As a kid, Sam was a shit.  I will not claim otherwise.  This was not some sweet, caring kid who grew up to be a violent man.  This was a violent, bullying child who grew up to be a violent man.

But I can't help but feel that it could have turned out differently.

The community in which I grew up was very much a blue collar neighborhood, and I came to know and respect many of the various mechanics, carpenters, and cannery workers who lived around me.  Most of them were decent people, and to this day I remain convinced that we, as a nation, need to have a better respect for blue collar workers as a result.

But there was also a frequent under-current of anti-elitism, anti-intellectualism, and anti-accomplishment that pervaded much of my neighborhood.  Calling someone "schoolboy" was a grave insult, academic achievement was frowned upon, and anyone who became "to big for their britches" by having aspirations was to be put down by a combination of ridicule and force.  Amongst the kids, and even a small (but active) set of the adults, bullying was the norm, even encouraged.  And I don't mean simple name calling - it was common for me to come home from school covered in bruises and cuts as everything from fists to feet to rocks to broken glass were used on me and anyone else considered "weird".  Add to this that a few of the fathers of some of the neighborhood boys instructed their sons that it was fine to beat up on anyone, and if they couldn't fight back, that was their problem...well, you begin to see what was going on.

The adults who encouraged bullying and violence were few in number.  But that the targets of the bullying were those who didn't quite fit in meant that the other adults, while they might try to stop, were often not trying too hard.  "After all," they often seemed to think, "maybe it would do those weird kids (weird kids being the ones who had interests outside of the norm, not necessarily kids with behavioral problems) some good to get some sense smacked into them!"  And kids who did have behavioral problems?  The general attitude towards "shrinks" was such that these kids would likely never see anyone who could help them.

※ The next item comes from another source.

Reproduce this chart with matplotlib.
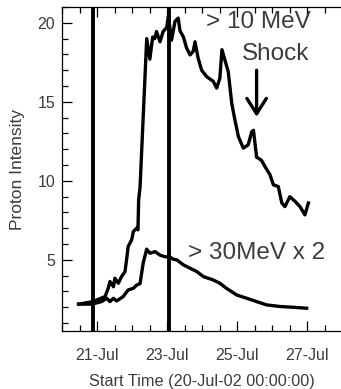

I don't know whether or not Sam's father encouraged him to beat on the other kids.  But I do know that the environment in which we lived offered only a few checks on his behavior, and those generally ineffective and countered by other factors.

In this environment, where aspiration was often punished, where violence was encouraged, and where the ability to remain calm when faced with conflict was seen as a weakness, it's no surprise that someone emerged who would beat a man to death over a bar room argument.  What's surprising is that this hasn't happened more often.

I don't know that Sam had any underlying psychological problems.  He may have, but he may just as easily not have.  If he did, an environment such as this would have exacerbated his problems.  But even without underlying problems, this environment tended to feet aggression and anger, and tended to frown on people wanting to get out of the environment*.  That most of the kids I grew up with turned out alright (holding down jobs, raising families, and the kid who grew up across the street from me has become a very succesful business owner in a line of work for which he is very talented and skilled) is a testament to how resilient people tend to be.

But there were quite a few who are lost.  I do not claim that they are not responsible for their own actions.  However, it takes a special kind of ignorant fool to assert that our actions take place in a vacuum, without context, and are not influenced by where we come from and how we learned to live there.  Sam has no excuse for his actions, but that does not mean that his actions don't have an explanation.





*For example, when I left for college, a large number of the people with whom I had grown up either stopped talking to me, or else would only talk to me in order to be condescending and insulting towards me. They made it very clear that anyone who was leaving for college was not someone that they wanted to have anything to do with.